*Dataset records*
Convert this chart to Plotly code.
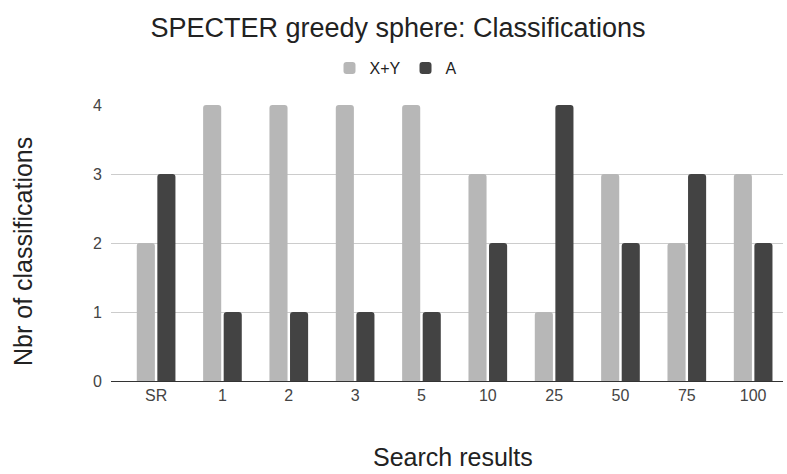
import plotly.graph_objects as go

categories = ["SR", "1", "2", "3", "5", "10", "25", "50", "75", "100"]
xy_counts = [2, 4, 4, 4, 4, 3, 1, 3, 2, 3]
a_counts = [3, 1, 1, 1, 1, 2, 4, 2, 3, 2]
y_ticks = [0, 1, 2, 3, 4]

font_family = "Liberation Sans, Arial, sans-serif"

fig = go.Figure()
fig.add_trace(go.Bar(name="X+Y", x=categories, y=xy_counts,
                     marker=dict(color="#b7b7b7", cornerradius=3, line=dict(width=0))))
fig.add_trace(go.Bar(name="A", x=categories, y=a_counts,
                     marker=dict(color="#434343", cornerradius=3, line=dict(width=0))))

fig.update_layout(
    width=787, height=474,
    margin=dict(l=111, r=4, t=105, b=93),
    paper_bgcolor="white", plot_bgcolor="white",
    font=dict(family=font_family, color="#444444", size=16),
    barmode="group", bargap=0.38, bargroupgap=0.12,
    title=dict(text="SPECTER greedy sphere: Classifications",
               x=398 / 787, xref="container", xanchor="center",
               y=1 - 28 / 474, yref="container", yanchor="middle",
               font=dict(size=27, color="#222222", family=font_family)),
    legend=dict(orientation="h", xref="container", yref="container",
                x=396 / 787, xanchor="center", y=1 - 68 / 474, yanchor="middle",
                font=dict(size=16, color="#222222"), itemwidth=30,
                traceorder="normal"),
    xaxis=dict(type="category", range=[-0.68, 9.45], showgrid=False,
               showline=True, linecolor="#333333", linewidth=1,
               ticks="", tickfont=dict(size=16, color="#444444")),
    yaxis=dict(range=[0, 4], tickvals=y_ticks, showgrid=True,
               gridcolor="#cccccc", gridwidth=1, zeroline=False,
               showline=False, ticks="", ticklabelstandoff=8,
               tickfont=dict(size=16, color="#444444")),
    annotations=[
        dict(text="Search results", xref="paper", yref="paper",
             x=(453 - 111) / 672, y=-(473 - 381) / 276,
             xanchor="center", yanchor="bottom", showarrow=False,
             font=dict(size=25, color="#222222")),
        dict(text="Nbr of classifications", xref="paper", yref="paper",
             x=-(111 - 23) / 672, y=(381 - 252) / 276, textangle=-90,
             xanchor="center", yanchor="middle", showarrow=False,
             font=dict(size=25, color="#222222")),
    ],
)

fig.write_html("out.html")
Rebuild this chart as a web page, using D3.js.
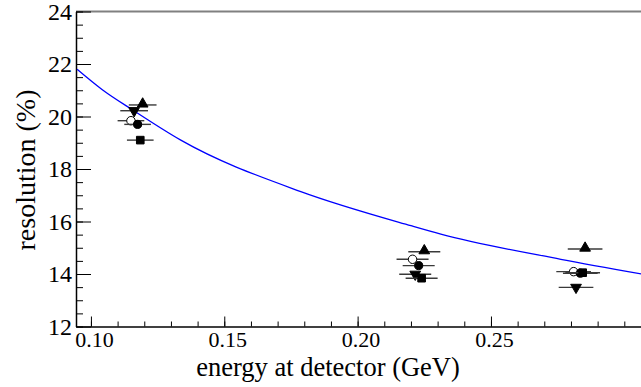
<!DOCTYPE html>
<html>
<head>
<meta charset="utf-8">
<script src="https://cdn.jsdelivr.net/npm/d3@7"></script>
<style>
  body { margin: 0; background: #fff; }
  svg { display: block; }
</style>
</head>
<body>
<script>
// fitted curve
var fitEnergy = [0.0948, 0.1044, 0.1161, 0.1337, 0.1787, 0.2200, 0.2312, 0.2762, 0.3066];
var fitRes = [21.80, 21.01, 20.22, 19.10, 17.14, 15.84, 15.52, 14.56, 14.00];

// measured points, one set per marker
var triUpE = [0.1194, 0.2250, 0.2853];
var triUpR = [20.44, 14.85, 14.95];
var triUpErr = [0.0052, 0.0060, 0.0065];

var triDownE = [0.1162, 0.2216, 0.2819];
var triDownR = [20.22, 13.99, 13.49];
var triDownErr = [0.0052, 0.0060, 0.0065];

var openCircE = [0.1150, 0.2206, 0.2810];
var openCircR = [19.84, 14.56, 14.09];
var openCircErr = [0.0050, 0.0060, 0.0065];

var fullCircE = [0.1175, 0.2229, 0.2835];
var fullCircR = [19.70, 14.32, 14.03];
var fullCircErr = [0.0050, 0.0060, 0.0065];

var squareE = [0.1185, 0.2240, 0.2844];
var squareR = [19.10, 13.84, 14.05];
var squareErr = [0.0050, 0.0060, 0.0065];

var xMajor = [0.10, 0.15, 0.20, 0.25];
var yMajor = [12, 14, 16, 18, 20, 22, 24];

var width = 641, height = 387;
var serif = "'Liberation Serif', 'Times New Roman', 'DejaVu Serif', serif";

var svg = d3.select("body").append("svg")
  .attr("width", width)
  .attr("height", height);

var x = d3.scaleLinear().domain([0.0944, 0.3075]).range([76, 644.3]);
var y = d3.scaleLinear().domain([12, 24]).range([326.5, 11.5]);

svg.append("defs").append("clipPath").attr("id", "plot")
  .append("rect").attr("x", 76).attr("y", 11.5).attr("width", 570).attr("height", 315);

// top frame line
svg.append("line")
  .attr("x1", 76).attr("x2", width)
  .attr("y1", 11.5).attr("y2", 11.5)
  .attr("stroke", "#808080").attr("stroke-width", 2);

// y axis: minor then major ticks (inward)
svg.append("g")
  .attr("transform", "translate(76,0)")
  .call(d3.axisLeft(y).tickValues(d3.range(12, 24.01, 0.5)).tickSize(-7).tickFormat(""))
  .call(function (g) { g.select(".domain").remove(); });

var yAx = svg.append("g")
  .attr("transform", "translate(76,0)")
  .call(d3.axisLeft(y).tickValues(yMajor).tickSize(-15).tickPadding(4).tickSizeOuter(0)
    .tickFormat(d3.format("d")));
yAx.selectAll("text").style("font-size", "24px").style("font-family", serif);
yAx.select(".domain").attr("stroke-width", 1.5);

// x axis
svg.append("g")
  .attr("transform", "translate(0,326.5)")
  .call(d3.axisBottom(x).tickValues(d3.range(0.10, 0.305, 0.01)).tickSize(-5).tickFormat(""))
  .call(function (g) { g.select(".domain").remove(); });

var xAx = svg.append("g")
  .attr("transform", "translate(0,326.5)")
  .call(d3.axisBottom(x).tickValues(xMajor).tickSize(-10).tickPadding(5).tickSizeOuter(0)
    .tickFormat(d3.format(".2f")));
xAx.selectAll("text").style("font-size", "22px").style("font-family", serif)
  .attr("dx", 3);
xAx.select(".domain").attr("stroke-width", 1.5);

// axis titles
svg.append("text")
  .attr("x", 328).attr("y", 376)
  .attr("text-anchor", "middle")
  .style("font-size", "26.5px").style("font-family", serif)
  .text("energy at detector (GeV)");

svg.append("text")
  .attr("transform", "translate(35,170) rotate(-90)")
  .attr("text-anchor", "middle")
  .style("font-size", "28px").style("font-family", serif)
  .text("resolution (%)");

// fit curve
var fitData = fitEnergy.map(function (e, i) { return { e: e, r: fitRes[i] }; });
svg.append("path")
  .datum(fitData)
  .attr("clip-path", "url(#plot)")
  .attr("fill", "none")
  .attr("stroke", "#0000ff")
  .attr("stroke-width", 1.3)
  .attr("d", d3.line()
    .x(function (d) { return x(d.e); })
    .y(function (d) { return y(d.r); })
    .curve(d3.curveMonotoneX));

// points with horizontal error bars
var series = [
  { e: openCircE, r: openCircR, err: openCircErr, kind: "open" },
  { e: triUpE, r: triUpR, err: triUpErr, kind: "triUp" },
  { e: triDownE, r: triDownR, err: triDownErr, kind: "triDown" },
  { e: fullCircE, r: fullCircR, err: fullCircErr, kind: "full" },
  { e: squareE, r: squareR, err: squareErr, kind: "square" }
];

var symbols = {
  triUp: d3.symbol().type(d3.symbolTriangle).size(50),
  triDown: d3.symbol().type(d3.symbolTriangle).size(50),
  open: d3.symbol().type(d3.symbolCircle).size(56),
  full: d3.symbol().type(d3.symbolCircle).size(52),
  square: d3.symbol().type(d3.symbolSquare).size(58)
};

series.forEach(function (s) {
  var pts = s.e.map(function (e, i) { return { e: e, r: s.r[i], err: s.err[i] }; });
  var g = svg.append("g").attr("class", "series-" + s.kind);

  g.selectAll("line")
    .data(pts)
    .enter()
    .append("line")
    .attr("x1", function (d) { return x(d.e - d.err); })
    .attr("x2", function (d) { return x(d.e + d.err); })
    .attr("y1", function (d) { return y(d.r); })
    .attr("y2", function (d) { return y(d.r); })
    .attr("stroke", "#3a3a3a")
    .attr("stroke-width", 1.4);

  g.selectAll("path")
    .data(pts)
    .enter()
    .append("path")
    .attr("d", symbols[s.kind])
    .attr("transform", function (d) {
      var t = "translate(" + x(d.e) + "," + y(d.r) + ")";
      if (s.kind === "triUp") t += " translate(0,-1)";
      if (s.kind === "triDown") t += " rotate(180)";
      return t;
    })
    .attr("fill", s.kind === "open" ? "#fff" : "#000")
    .attr("stroke", "#000")
    .attr("stroke-width", 1);
});
</script>
</body>
</html>
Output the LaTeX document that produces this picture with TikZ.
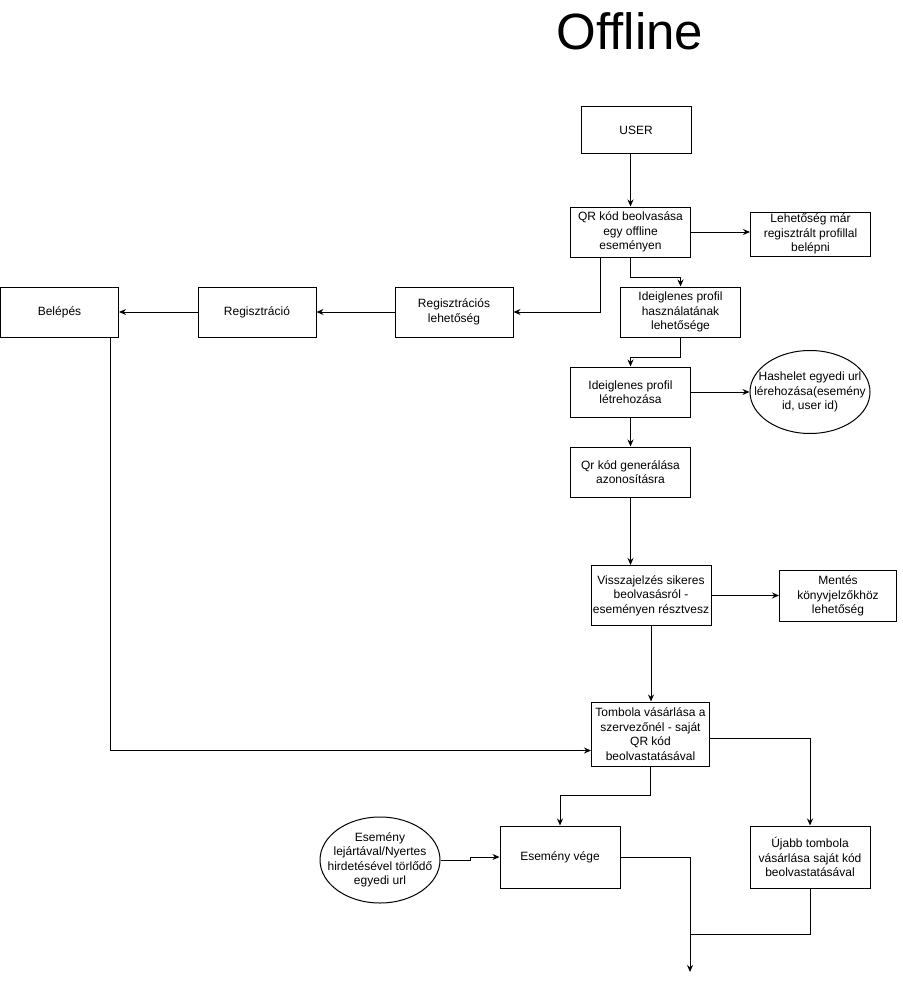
\documentclass[tikz,border=0pt]{standalone}
\usepackage{fontspec}
\setmainfont{Liberation Sans}
\usetikzlibrary{arrows.meta,shapes.geometric}

\begin{document}
\begin{tikzpicture}[x=1pt, y=-1pt, line width=1pt,
        box/.style={draw, rectangle, minimum width=120pt, minimum height=50pt, inner sep=0pt, align=center, font=\fontsize{12}{14.5}\selectfont},
        oval/.style={draw, ellipse, minimum width=120pt, minimum height=84pt, inner sep=0pt},
        ovaltext/.style={align=center, font=\fontsize{12}{14.5}\selectfont},
        arr/.style={-{Stealth[length=7pt,width=6pt]}}]
        \useasboundingbox (0,0) rectangle (902,987);

        \node[anchor=base, font=\fontsize{51}{60}\selectfont] (title) at (630,50) {Offline};

        \node[box, minimum width=110pt, minimum height=47pt] (user) at (636,130.5) {USER};
        \node[box] (qr) at (630.5,232) {QR kód beolvasása\\egy offline\\eseményen};
        \node[box, minimum height=44pt] (lehet) at (810.5,234) {Lehetőség már\\regisztrált profillal\\belépni};
        \node[box] (ideighaszn) at (680.5,312) {Ideiglenes profil\\használatának\\lehetősége};
        \node[box, minimum width=118pt] (reglehet) at (454,312) {Regisztrációs\\lehetőség};
        \node[box, minimum width=118pt] (reg) at (257,312) {Regisztráció};
        \node[box, minimum width=118pt] (belep) at (59.5,312) {Belépés};
        \node[box] (ideiglet) at (630.5,392) {Ideiglenes profil\\létrehozása};
        \node[oval, minimum height=83pt, label={[ovaltext]center:Hashelet egyedi url\\lérehozása(esemény\\id, user id)}] (hash) at (810,392) {};
        \node[box] (qrgen) at (630.5,472) {Qr kód generálása\\azonosításra};
        \node[box, minimum height=60pt] (vissza) at (651,595.5) {Visszajelzés sikeres\\beolvasásról -\\eseményen résztvesz};
        \node[box, minimum width=117pt, minimum height=51pt] (mentes) at (838,596) {Mentés\\könyvjelzőkhöz\\lehetőség};
        \node[box, minimum width=118pt, minimum height=64pt] (tombola) at (650.5,734) {Tombola vásárlása a\\szervezőnél - saját\\QR kód\\beolvastatásával};
        \node[box, minimum height=62pt] (vege) at (560,857) {Esemény vége};
        \node[box, minimum height=62pt] (ujabb) at (810,857) {Újabb tombola\\vásárlása saját kód\\beolvastatásával};
        \node[oval, minimum height=86pt, label={[ovaltext]center:Esemény\\lejártával/Nyertes\\hirdetésével törlődő\\egyedi url}] (torl) at (380,860) {};

        \coordinate (vegpont) at (690,972);
        \coordinate (csatl) at (690,934);

        % felso resz
        \draw[arr] (user.south -| qr.north) -- (qr.north);
        \draw[arr] (qr.east) -- (qr.east -| lehet.west);
        \draw[arr] ([xshift=-30pt]qr.south) |- (reglehet.east);
        \draw[arr] (qr.south) -- ++(0,20) -| (ideighaszn.north);
        \draw[arr] (reglehet.west) -- (reg.east);
        \draw[arr] (reg.west) -- (belep.east);
        \draw[arr] (ideighaszn.south) -- ++(0,20) -| (ideiglet.north);
        \draw[arr] (ideiglet.east) -- (hash.west);
        \draw[arr] (ideiglet.south) -- (qrgen.north);
        \draw[arr] (qrgen.south) -- (qrgen.south |- vissza.north);
        \draw[arr] (vissza.east) -- (vissza.east -| mentes.west);
        \draw[arr] (vissza.south) -- (vissza.south |- tombola.north);
        \draw[arr] ([xshift=51pt]belep.south) |- ([yshift=-16.5pt]tombola.west);

        % also resz
        \draw[arr] (tombola.south) -- ++(0,29) -| (vege.north);
        \draw[arr] ([yshift=-4pt]tombola.east) -| (ujabb.north);
        \draw[arr] (torl.east) -- ++(30,0) |- (vege.west);
        \draw[arr] (vege.east) -| (vegpont);
        \draw (ujabb.south) |- (csatl);
    \end{tikzpicture}
\end{document}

*Given request*
Give back, unchanged, each line from the one containing "Rebuild this chart" through the one containing "15.52, 14.56, 14.00];". Pictures are to be left out.

*Right answer*
Rebuild this chart as a web page, using D3.js.
<!DOCTYPE html>
<html>
<head>
<meta charset="utf-8">
<script src="https://cdn.jsdelivr.net/npm/d3@7"></script>
<style>
  body { margin: 0; background: #fff; }
  svg { display: block; }
</style>
</head>
<body>
<script>
// fitted curve
var fitEnergy = [0.0948, 0.1044, 0.1161, 0.1337, 0.1787, 0.2200, 0.2312, 0.2762, 0.3066];
var fitRes = [21.80, 21.01, 20.22, 19.10, 17.14, 15.84, 15.52, 14.56, 14.00];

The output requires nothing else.